As coisas complicam-se é quando, por exemplo, na edição do Expresso
desta semana, lemos um trabalho, supostamente jornalístico, de página
inteira intitulado «Onda de choque na arbitragem», e onde, logo após a
leitura das primeiras quatro linhas, já percebemos que se trata de um
libelo a defender as razões de queixa do Sporting em relação à
arbitragem. Atentem, por exemplo, nesta frase: «Agora, o leão volta a
encabeçar o clube dos reclamantes de justiça, atribuindo-lhe os
especialistas inequívocas razões de queixa por dois penalties não
assinalados, já em tempo de compensação, e seguidos de golo do
adversário. Ou seja: dois ou quatro pontos ingloriamente perdidos,
conforme o ângulo de observação.» Ora, pergunto eu: que especialistas,
que penalties? É que eu também vi outros especialistas, e até
caricaturistas, e até sportinguistas na intimidade, dizerem que a
táctica do Sporting este ano é levar os jogos a prolongamento e mandar o
Silva lá para dentro atirar-se para o chão, a ver se cai um penalty do
céu... E, já agora, pergunto se esses mesmos especialistas não viram os
dois penalties que ficaram por marcar contra o Sporting nas Antas,
quando havia 1-0, e se são capazes de me dizer qual foi o jogador da
Académica que, no jogo da 1.ª jornada, terá atirado a bola para canto,
do qual resultou o golo da vitória leonina, seis minutos depois da hora?
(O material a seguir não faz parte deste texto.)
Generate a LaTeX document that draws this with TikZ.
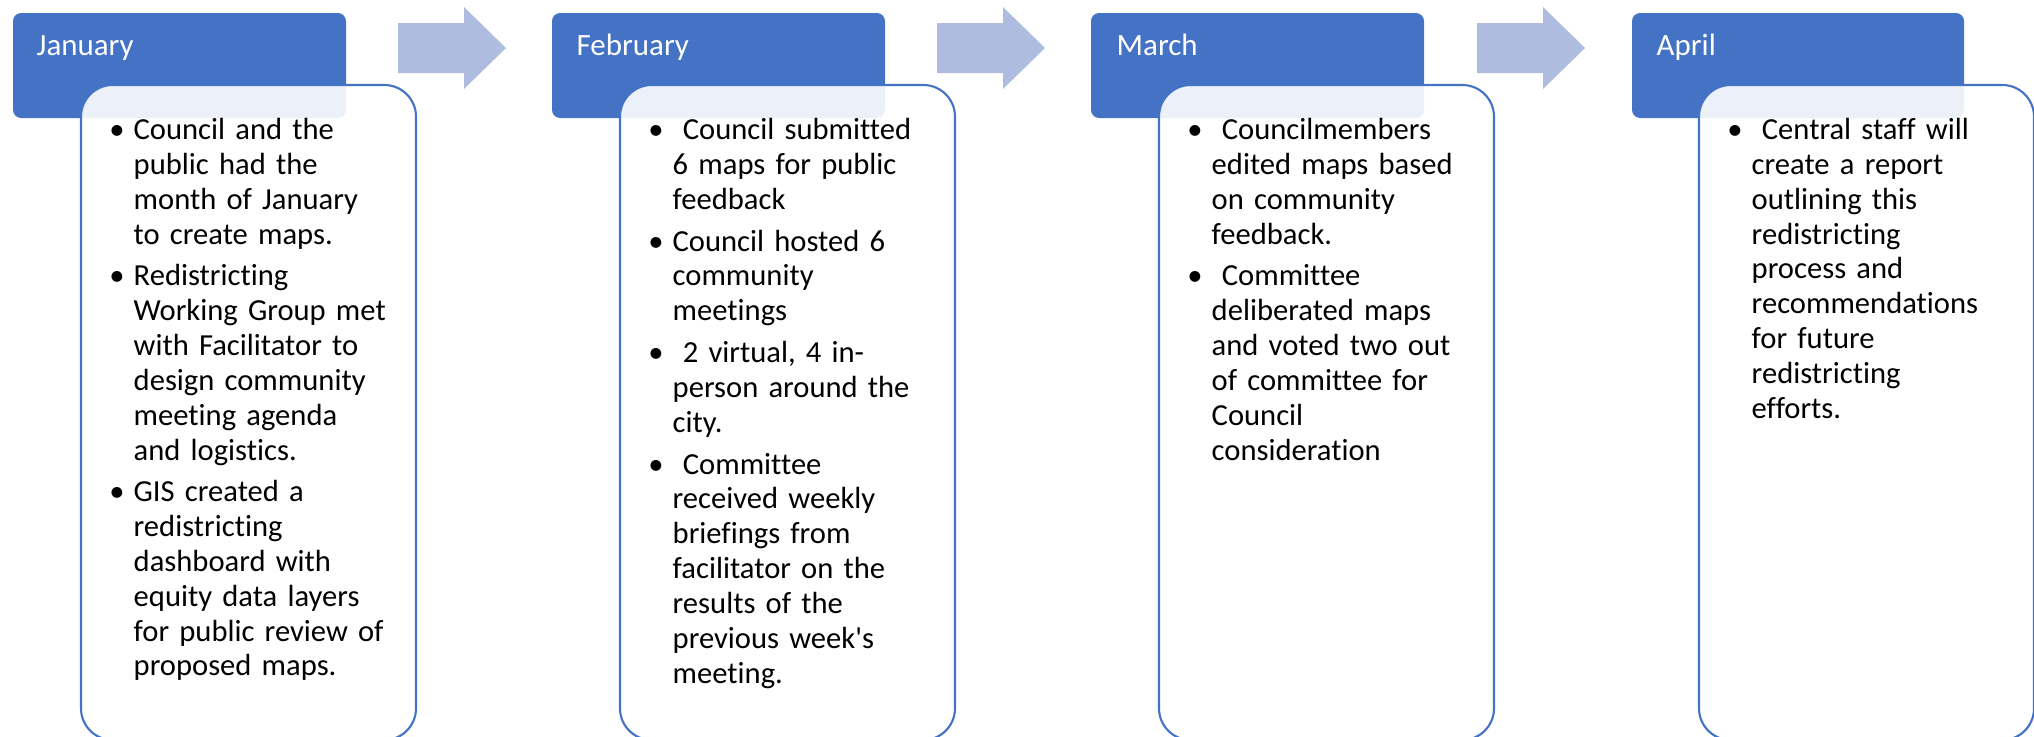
\documentclass[tikz,border=0pt]{standalone}
\usepackage{fontspec}
\setmainfont{Carlito}[Ligatures={NoCommon}]
\definecolor{MonthBlue}{RGB}{68, 114, 196}
\definecolor{StepArrow}{RGB}{174, 189, 223}
\newcommand{\bul}{\leavevmode\llap{\textbullet\hspace{2.6pt}}}

\begin{document}
\begin{tikzpicture}[x=0.01cm,y=-0.01cm,
    monthhead/.style={fill=MonthBlue, rounded corners=2.3pt},
    monthbox/.style={draw=MonthBlue, line width=0.6pt, fill=white, fill opacity=0.9, rounded corners=9pt},
    monthlabel/.style={anchor=base west, inner sep=0pt, text=white, font=\fontsize{8.8}{10}\selectfont},
    itemtext/.style={anchor=north west, inner sep=0pt, text width=3.2cm, align=left, font=\fontsize{8.7}{9.9}\selectfont},
    steparrow/.style={fill=StepArrow}]
  \useasboundingbox (0,0) rectangle (2034,736);
  % arrows between months
  \fill[steparrow] (398,23) -- (464,23) -- (464,7) -- (506,48) -- (464,89) -- (464,73) -- (398,73) -- cycle;
  \fill[steparrow] (937,23) -- (1003,23) -- (1003,7) -- (1045,48) -- (1003,89) -- (1003,73) -- (937,73) -- cycle;
  \fill[steparrow] (1477,23) -- (1543,23) -- (1543,7) -- (1585,48) -- (1543,89) -- (1543,73) -- (1477,73) -- cycle;
  % January
  \fill[monthhead] (13,13) rectangle (346,118);
  \node[monthlabel] (jan) at (36,55) {January};
  \draw[monthbox] (81,85) rectangle (416,740);
  \node[itemtext] (janText) at (133,114.6) {\strut\bul Council and the\\public had the\\month of January\\to create maps.\\[2pt]
    \bul Redistricting\\Working Group met\\with Facilitator to\\design community\\meeting agenda\\and logistics.\\[2pt]
    \bul GIS created a\\redistricting\\dashboard with\\equity data layers\\for public review of\\proposed maps.};
  % February
  \fill[monthhead] (552,13) rectangle (885,118);
  \node[monthlabel] (feb) at (576,55) {February};
  \draw[monthbox] (620,85) rectangle (955,740);
  \node[itemtext] (febText) at (672,114.6) {\strut\bul\ Council submitted\\6 maps for public\\feedback\\[2pt]
    \bul Council hosted 6\\community\\meetings\\[2pt]
    \bul\ 2 virtual, 4 in-\\person around the\\city.\\[2pt]
    \bul\ Committee\\received weekly\\briefings from\\facilitator on the\\results of the\\previous week\textquotesingle s\\meeting.};
  % March
  \fill[monthhead] (1091,13) rectangle (1424,118);
  \node[monthlabel] (mar) at (1116,55) {March};
  \draw[monthbox] (1159,85) rectangle (1494,740);
  \node[itemtext] (marText) at (1211,114.6) {\strut\bul\ Councilmembers\\edited maps based\\on community\\feedback.\\[2pt]
    \bul\ Committee\\deliberated maps\\and voted two out\\of committee for\\Council\\consideration};
  % April
  \fill[monthhead] (1632,13) rectangle (1964,118);
  \node[monthlabel] (apr) at (1656,55) {April};
  \draw[monthbox] (1699,85) rectangle (2034,740);
  \node[itemtext] (aprText) at (1751,114.6) {\strut\bul\ Central staff will\\create a report\\outlining this\\redistricting\\process and\\recommendations\\for future\\redistricting\\efforts.};
\end{tikzpicture}
\end{document}
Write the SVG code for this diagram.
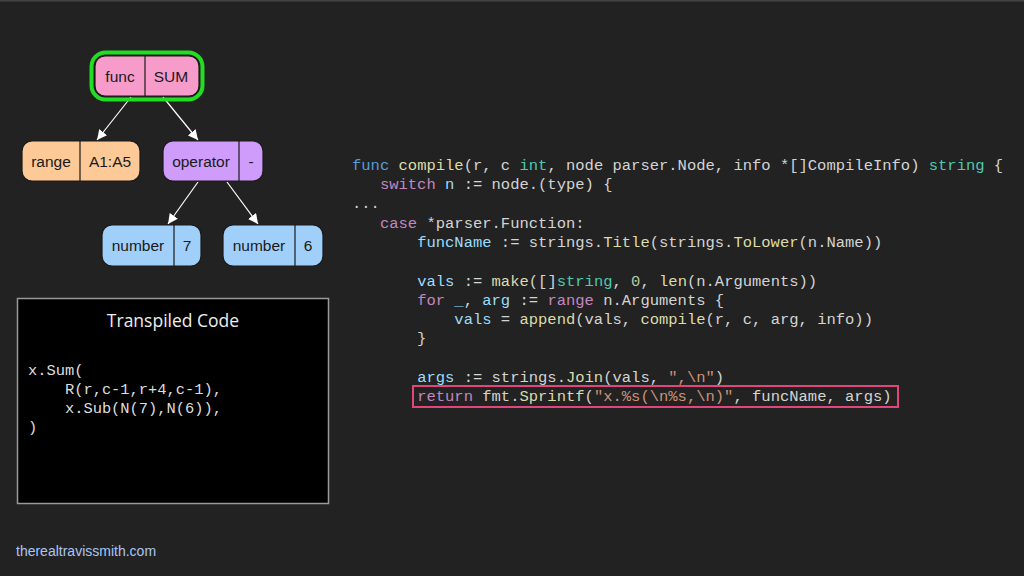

E podíamos ficar nesta desconversa eternamente, argumento contra
argumento, verdade contra verdade, opinião contra opinião. Sucede,
porém, que o referido artigo do Expresso não é um artigo de opinião, é
uma peça jornalística, que se presume, factual, isenta e incontroversa
na análise. E quem a assina? Daniel Reis. Será o mesmo Daniel Reis que,
aqui, neste jornal, é colunista de opinião, assumidamente sportinguista?
E, se sim, quando ele muda de colunista para jornalista, quando muda da
opinião para os factos, quando muda de A BOLA para o Expresso, onde é
que ele deixa a sua pele de sportinguista - no vestiário?